Teachers are horrified the Government has told a group reviewing early childhood education funding they should consider making trade-offs between quality education and cost.
Early childhood teachers also say they are shocked the group doesn’t include a single early childhood teacher representative, nor any parent or whānau representatives. Business appointments are prominent in the group.
NZEI Te Riu Roa representative and early childhood teacher Zane McCarthy says teachers are also appalled teacher-to-child ratios and teacher qualification requirements are on the table for discussion, rather than what’s really driving the costs of early childhood education.
“The things we should discuss are, firstly, whether Government funding is adequate, and secondly, the profits being made by commercial early childhood providers. When you lower standards and costs, do business owners put those savings in parents' pockets?”
Meanwhile, tamariki miss out on getting a high-quality education, he says.
“You simply cannot make trade-offs or skimp on areas, such as teacher-to-child ratios and teacher qualification requirements.

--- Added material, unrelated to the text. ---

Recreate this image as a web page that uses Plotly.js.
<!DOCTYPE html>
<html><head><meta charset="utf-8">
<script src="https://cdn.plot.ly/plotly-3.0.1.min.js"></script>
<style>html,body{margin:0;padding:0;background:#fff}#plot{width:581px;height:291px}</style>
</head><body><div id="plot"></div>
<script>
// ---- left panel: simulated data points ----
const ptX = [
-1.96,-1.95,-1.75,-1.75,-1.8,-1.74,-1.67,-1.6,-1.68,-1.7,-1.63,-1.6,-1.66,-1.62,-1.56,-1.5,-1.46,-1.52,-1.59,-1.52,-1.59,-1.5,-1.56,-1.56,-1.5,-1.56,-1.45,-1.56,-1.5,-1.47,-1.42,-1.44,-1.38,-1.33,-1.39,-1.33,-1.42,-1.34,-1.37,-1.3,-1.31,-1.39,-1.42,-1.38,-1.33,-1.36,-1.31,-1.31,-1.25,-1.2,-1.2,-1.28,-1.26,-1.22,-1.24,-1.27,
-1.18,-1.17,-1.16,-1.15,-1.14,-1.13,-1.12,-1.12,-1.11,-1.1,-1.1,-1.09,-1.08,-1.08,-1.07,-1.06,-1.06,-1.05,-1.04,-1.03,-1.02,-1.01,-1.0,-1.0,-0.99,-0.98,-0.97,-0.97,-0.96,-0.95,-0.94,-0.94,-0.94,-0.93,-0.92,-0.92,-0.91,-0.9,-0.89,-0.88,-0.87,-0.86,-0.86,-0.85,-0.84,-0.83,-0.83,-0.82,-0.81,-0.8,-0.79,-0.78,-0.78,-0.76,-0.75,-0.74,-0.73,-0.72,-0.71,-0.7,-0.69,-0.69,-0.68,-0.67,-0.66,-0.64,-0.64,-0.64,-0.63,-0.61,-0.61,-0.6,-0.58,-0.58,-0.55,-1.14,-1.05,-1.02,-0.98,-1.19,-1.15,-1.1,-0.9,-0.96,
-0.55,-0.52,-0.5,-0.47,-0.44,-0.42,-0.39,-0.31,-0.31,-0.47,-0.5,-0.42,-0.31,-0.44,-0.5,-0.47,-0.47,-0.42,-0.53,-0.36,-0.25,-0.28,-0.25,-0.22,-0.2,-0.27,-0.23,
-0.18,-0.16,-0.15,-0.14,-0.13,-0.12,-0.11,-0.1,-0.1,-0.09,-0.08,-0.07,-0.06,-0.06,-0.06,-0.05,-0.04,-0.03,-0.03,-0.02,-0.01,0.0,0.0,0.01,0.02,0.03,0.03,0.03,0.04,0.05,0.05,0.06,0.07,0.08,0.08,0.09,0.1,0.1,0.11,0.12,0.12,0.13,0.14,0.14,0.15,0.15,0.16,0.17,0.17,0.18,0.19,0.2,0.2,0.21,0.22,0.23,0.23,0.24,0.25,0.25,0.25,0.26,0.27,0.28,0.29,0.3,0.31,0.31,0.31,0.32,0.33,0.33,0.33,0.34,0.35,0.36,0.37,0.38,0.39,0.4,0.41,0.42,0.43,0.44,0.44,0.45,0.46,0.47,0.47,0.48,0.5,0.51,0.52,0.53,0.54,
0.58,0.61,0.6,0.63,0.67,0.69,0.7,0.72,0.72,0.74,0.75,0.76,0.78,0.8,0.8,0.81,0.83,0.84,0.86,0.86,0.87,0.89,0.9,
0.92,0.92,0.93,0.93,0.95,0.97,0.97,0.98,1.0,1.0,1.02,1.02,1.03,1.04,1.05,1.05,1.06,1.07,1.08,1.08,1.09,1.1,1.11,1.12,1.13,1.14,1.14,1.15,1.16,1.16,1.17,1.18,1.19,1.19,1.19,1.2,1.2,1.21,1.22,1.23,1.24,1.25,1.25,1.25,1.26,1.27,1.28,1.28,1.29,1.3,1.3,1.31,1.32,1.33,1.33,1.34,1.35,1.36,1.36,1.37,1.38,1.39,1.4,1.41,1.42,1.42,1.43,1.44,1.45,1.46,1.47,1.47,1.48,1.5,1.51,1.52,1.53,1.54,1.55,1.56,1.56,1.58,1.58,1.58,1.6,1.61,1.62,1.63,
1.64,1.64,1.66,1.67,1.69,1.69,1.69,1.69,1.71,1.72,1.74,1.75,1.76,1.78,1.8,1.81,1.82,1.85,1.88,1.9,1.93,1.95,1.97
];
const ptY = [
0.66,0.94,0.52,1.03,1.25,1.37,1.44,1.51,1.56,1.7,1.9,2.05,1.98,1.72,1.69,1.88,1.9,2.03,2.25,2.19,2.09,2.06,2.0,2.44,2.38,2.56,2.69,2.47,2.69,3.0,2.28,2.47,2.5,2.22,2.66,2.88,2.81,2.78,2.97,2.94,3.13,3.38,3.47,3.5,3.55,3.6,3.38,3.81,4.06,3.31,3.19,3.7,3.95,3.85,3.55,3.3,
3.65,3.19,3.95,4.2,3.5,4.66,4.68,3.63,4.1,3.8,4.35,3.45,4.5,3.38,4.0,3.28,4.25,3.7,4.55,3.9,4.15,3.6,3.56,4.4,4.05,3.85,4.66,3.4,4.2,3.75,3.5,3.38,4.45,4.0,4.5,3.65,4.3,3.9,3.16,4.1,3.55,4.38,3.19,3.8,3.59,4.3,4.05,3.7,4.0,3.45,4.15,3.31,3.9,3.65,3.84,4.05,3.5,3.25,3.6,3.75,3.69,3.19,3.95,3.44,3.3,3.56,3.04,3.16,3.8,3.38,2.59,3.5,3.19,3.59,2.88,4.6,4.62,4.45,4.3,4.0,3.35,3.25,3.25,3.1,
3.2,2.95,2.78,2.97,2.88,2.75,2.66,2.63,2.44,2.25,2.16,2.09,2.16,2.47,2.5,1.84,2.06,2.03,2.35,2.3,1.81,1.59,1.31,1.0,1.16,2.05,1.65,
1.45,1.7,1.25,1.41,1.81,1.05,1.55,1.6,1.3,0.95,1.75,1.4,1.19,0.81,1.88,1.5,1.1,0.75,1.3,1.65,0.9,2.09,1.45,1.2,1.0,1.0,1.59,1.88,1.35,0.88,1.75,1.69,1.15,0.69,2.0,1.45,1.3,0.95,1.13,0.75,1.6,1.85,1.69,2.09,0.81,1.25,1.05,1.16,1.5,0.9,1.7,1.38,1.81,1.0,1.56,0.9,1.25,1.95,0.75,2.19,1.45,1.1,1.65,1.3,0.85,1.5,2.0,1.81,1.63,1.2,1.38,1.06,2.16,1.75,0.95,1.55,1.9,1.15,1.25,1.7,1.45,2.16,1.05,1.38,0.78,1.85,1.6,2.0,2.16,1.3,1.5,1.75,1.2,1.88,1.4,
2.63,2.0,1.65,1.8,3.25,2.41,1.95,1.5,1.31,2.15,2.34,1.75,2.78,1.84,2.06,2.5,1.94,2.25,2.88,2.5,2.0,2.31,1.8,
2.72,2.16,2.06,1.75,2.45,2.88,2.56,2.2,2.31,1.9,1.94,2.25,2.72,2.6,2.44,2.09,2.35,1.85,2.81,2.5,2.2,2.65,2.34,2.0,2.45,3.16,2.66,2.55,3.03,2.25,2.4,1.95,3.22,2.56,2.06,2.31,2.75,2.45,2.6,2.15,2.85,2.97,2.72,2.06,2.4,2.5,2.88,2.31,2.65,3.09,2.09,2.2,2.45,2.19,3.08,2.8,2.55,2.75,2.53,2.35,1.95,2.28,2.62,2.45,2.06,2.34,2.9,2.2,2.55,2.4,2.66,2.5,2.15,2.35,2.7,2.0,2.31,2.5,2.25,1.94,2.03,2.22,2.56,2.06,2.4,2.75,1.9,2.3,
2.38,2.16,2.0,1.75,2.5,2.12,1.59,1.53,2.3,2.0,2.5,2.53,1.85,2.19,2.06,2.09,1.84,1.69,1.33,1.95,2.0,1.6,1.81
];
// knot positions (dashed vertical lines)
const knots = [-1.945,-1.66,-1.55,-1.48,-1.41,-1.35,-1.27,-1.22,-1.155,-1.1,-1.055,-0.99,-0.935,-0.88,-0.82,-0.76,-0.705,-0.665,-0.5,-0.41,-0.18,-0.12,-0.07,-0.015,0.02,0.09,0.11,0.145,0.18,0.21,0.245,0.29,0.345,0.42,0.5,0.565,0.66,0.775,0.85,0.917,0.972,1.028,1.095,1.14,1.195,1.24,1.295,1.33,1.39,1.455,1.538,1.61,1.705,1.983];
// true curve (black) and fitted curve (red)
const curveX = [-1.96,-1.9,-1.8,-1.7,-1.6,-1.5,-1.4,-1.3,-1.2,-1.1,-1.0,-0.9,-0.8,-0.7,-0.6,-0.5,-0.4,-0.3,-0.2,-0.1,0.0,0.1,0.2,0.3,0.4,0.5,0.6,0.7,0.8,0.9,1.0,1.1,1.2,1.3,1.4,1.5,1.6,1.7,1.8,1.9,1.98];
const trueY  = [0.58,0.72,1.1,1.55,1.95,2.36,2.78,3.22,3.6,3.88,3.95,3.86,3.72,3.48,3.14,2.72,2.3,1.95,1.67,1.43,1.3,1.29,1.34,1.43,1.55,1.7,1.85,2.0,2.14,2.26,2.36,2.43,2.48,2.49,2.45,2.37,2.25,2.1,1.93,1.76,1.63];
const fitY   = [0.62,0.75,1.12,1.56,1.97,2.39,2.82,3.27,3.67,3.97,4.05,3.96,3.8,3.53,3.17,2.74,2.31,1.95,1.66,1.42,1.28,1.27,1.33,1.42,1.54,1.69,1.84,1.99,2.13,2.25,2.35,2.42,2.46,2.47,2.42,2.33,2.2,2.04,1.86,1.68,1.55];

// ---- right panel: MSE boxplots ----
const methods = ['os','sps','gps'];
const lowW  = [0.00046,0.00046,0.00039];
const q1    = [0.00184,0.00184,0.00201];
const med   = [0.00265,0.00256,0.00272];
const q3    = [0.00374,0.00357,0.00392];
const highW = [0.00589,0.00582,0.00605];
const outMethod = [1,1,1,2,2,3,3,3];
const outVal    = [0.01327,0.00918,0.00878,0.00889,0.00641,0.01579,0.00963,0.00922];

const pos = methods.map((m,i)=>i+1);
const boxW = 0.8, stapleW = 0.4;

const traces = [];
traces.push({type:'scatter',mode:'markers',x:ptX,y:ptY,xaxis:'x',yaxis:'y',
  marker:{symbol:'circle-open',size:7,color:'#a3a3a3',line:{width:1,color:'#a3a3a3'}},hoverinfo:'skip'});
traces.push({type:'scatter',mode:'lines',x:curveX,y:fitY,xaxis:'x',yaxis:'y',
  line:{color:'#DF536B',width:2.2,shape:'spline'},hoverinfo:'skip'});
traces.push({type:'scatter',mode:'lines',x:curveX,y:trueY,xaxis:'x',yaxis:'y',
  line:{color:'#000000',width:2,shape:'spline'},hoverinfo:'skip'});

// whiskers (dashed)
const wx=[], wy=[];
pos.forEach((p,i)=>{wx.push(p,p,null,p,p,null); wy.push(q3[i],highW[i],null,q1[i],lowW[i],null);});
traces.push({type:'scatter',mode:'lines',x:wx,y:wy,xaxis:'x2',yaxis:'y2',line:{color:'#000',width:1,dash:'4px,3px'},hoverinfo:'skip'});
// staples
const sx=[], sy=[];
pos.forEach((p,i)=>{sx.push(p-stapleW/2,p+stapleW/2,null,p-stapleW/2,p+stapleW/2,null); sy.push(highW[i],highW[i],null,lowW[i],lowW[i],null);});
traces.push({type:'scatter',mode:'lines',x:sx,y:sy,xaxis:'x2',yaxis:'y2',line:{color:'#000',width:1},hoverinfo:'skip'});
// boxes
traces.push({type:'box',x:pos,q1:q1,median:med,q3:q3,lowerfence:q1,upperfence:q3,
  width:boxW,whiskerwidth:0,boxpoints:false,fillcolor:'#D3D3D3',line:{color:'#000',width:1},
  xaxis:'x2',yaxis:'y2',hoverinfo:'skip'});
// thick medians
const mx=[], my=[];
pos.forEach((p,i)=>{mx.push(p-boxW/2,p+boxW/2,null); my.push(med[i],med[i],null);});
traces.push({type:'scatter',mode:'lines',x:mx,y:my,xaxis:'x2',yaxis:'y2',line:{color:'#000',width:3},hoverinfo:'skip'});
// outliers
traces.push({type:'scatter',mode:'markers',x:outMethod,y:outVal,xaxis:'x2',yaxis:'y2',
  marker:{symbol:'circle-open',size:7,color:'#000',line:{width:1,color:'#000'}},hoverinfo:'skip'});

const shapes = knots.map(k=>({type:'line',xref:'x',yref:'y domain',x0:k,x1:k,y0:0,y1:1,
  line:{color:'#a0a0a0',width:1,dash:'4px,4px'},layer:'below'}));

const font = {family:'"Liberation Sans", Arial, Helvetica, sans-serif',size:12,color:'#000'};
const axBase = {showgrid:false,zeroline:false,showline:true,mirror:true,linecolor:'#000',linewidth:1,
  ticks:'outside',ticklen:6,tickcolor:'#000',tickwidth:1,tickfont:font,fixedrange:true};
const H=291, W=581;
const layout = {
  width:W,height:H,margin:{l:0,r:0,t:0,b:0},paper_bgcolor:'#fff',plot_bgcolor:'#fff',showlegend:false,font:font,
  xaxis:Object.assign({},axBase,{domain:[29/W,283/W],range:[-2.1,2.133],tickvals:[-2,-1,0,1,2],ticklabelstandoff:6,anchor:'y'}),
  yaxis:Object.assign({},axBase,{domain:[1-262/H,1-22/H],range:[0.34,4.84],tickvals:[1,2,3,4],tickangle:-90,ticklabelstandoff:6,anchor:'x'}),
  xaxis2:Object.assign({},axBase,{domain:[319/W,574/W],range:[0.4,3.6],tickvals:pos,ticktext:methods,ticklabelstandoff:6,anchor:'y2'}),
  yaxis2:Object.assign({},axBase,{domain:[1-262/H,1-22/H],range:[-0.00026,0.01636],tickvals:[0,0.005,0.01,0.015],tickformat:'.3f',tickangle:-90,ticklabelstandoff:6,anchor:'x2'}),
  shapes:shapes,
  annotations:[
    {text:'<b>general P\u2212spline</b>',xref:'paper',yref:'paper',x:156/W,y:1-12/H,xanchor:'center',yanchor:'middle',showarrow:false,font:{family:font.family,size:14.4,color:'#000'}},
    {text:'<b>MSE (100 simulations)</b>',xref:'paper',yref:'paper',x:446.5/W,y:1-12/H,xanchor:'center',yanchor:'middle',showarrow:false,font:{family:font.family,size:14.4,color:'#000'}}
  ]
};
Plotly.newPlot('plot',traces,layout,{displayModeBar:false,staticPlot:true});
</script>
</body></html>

These have the greatest bearing on outcomes for children attending early education. The research on this has been clear for decades.”
McCarthy says the review is the Government’s latest attack on early childhood education.
The Government recently scrapped early childhood teachers’ pay equity claim and have ended pay parity for some teachers. It also green-lit regulatory recommendations that will downgrade quality and safety in early childhood education.
McCarthy says all of the changes have flown in the face of teachers’ advice.
“Talk to any early childhood teacher, or any parent, and they’ll tell you what is in the best interests of tamariki. Qualified teachers, a higher number of teachers to children, more learning support for children who need it, and valuing teachers through fair pay and working conditions.
“We owe it to the children and parents who use early childhood education to make sure what we’re able to give them is of the best possible quality.”